» SET PROBLEM: For every line in the records that has the word "this", make a copy.
────────────────────
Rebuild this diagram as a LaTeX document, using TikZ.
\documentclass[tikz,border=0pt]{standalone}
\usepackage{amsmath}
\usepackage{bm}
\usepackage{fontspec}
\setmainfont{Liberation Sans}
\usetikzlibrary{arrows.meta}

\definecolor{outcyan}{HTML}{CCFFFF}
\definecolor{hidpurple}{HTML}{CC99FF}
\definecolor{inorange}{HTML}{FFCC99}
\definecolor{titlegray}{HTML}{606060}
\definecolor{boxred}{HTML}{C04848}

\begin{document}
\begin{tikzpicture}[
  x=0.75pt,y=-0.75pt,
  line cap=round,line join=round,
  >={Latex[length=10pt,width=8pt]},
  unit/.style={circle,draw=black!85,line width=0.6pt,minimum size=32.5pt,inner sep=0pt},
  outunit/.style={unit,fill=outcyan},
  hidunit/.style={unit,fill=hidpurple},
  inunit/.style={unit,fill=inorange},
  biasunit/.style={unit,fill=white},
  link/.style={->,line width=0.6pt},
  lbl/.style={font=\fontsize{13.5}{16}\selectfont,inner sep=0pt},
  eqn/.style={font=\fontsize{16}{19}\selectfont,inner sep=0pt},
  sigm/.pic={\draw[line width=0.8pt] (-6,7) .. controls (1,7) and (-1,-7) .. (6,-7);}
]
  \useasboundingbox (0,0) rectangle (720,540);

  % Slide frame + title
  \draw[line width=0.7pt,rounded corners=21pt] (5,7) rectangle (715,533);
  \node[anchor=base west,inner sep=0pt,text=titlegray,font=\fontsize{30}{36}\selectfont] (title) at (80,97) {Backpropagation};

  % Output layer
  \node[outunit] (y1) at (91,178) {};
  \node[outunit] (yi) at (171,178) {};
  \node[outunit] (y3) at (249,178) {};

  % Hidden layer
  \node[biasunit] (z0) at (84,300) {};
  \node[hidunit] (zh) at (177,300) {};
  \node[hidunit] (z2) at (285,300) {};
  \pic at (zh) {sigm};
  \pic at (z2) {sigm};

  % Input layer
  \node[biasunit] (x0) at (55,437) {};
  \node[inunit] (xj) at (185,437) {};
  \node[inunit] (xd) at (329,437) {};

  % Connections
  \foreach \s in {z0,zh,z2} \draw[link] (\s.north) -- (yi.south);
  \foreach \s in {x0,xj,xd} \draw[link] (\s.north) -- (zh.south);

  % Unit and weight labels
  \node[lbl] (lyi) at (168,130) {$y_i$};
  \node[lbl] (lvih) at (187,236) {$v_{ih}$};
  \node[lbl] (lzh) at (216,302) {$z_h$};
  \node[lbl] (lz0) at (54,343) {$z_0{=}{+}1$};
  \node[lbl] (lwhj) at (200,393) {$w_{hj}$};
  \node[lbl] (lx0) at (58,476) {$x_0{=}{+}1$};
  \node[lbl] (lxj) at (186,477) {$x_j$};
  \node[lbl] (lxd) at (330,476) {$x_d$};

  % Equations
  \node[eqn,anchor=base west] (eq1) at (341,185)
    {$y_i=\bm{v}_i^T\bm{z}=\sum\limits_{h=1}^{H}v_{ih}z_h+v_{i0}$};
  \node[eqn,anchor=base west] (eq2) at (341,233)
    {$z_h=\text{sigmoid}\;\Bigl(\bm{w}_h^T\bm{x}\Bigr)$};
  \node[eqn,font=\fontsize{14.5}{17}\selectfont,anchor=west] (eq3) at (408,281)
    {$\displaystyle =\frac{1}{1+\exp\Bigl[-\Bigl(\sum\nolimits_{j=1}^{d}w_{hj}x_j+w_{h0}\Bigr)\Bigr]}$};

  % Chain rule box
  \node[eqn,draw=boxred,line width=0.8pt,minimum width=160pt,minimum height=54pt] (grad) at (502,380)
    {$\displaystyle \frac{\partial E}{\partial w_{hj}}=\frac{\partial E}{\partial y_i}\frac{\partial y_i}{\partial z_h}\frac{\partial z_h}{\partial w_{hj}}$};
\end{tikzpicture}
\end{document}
────────────────────
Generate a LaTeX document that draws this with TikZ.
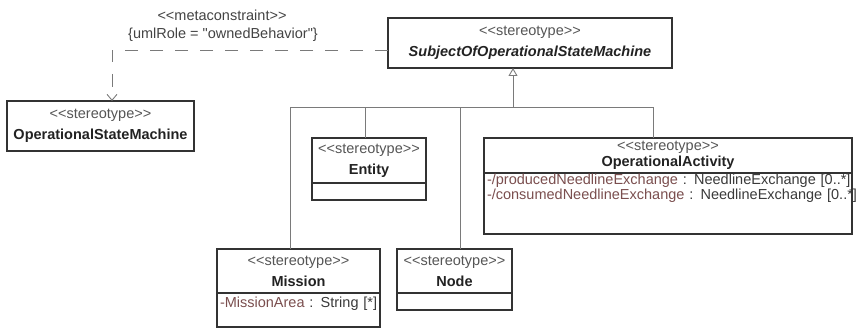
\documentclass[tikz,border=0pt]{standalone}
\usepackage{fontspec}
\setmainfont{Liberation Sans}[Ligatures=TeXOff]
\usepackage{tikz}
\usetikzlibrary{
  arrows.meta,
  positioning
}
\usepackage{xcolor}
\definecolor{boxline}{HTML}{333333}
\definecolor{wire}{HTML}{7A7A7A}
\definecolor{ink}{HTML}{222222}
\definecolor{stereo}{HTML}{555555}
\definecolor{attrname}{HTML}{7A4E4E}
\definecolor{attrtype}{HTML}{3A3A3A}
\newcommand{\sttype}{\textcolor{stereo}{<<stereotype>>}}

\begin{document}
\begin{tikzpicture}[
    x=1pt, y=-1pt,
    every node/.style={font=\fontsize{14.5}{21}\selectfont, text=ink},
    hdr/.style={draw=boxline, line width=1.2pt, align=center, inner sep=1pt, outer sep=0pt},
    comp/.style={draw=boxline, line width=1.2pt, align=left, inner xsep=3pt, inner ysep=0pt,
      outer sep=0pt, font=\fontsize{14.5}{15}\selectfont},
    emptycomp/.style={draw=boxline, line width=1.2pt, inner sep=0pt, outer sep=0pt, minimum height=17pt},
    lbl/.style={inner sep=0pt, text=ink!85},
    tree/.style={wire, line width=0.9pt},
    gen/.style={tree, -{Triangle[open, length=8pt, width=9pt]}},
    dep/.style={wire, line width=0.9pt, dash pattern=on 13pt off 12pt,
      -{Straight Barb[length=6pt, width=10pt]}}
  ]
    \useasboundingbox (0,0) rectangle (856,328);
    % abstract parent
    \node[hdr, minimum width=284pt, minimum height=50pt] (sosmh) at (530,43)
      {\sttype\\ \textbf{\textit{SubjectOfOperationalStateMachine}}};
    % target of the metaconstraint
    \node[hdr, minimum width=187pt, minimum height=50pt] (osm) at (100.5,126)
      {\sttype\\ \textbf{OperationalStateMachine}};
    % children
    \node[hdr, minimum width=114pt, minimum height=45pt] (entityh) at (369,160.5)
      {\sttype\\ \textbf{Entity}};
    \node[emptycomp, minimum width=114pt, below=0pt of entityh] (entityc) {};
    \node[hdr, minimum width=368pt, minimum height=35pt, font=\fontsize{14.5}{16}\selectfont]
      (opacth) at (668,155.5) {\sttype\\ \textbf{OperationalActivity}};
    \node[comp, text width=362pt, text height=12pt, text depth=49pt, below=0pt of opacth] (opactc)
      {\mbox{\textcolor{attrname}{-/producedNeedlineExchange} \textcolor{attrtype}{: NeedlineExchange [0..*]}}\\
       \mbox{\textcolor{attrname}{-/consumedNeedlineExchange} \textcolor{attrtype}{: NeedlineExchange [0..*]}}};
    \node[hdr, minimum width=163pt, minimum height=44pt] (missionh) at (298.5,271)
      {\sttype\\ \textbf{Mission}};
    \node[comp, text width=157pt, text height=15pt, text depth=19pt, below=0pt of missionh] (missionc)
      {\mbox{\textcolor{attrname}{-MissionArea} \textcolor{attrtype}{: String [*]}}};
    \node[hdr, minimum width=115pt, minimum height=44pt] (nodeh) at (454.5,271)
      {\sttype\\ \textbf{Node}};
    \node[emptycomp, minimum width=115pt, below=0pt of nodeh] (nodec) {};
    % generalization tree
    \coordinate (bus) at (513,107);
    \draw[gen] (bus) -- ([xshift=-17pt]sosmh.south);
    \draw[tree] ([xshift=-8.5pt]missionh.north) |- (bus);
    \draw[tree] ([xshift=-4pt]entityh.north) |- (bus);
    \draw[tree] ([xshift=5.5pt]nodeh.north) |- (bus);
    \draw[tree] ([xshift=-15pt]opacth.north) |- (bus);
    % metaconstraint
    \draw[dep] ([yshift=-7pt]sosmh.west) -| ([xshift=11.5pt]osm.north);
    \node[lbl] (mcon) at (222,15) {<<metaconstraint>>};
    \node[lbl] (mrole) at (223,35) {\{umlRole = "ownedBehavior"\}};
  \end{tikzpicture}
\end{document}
────────────────────
» WORKED ANSWER:
Rebuild this diagram as a LaTeX document, using TikZ.
Generate a LaTeX document that draws this with TikZ.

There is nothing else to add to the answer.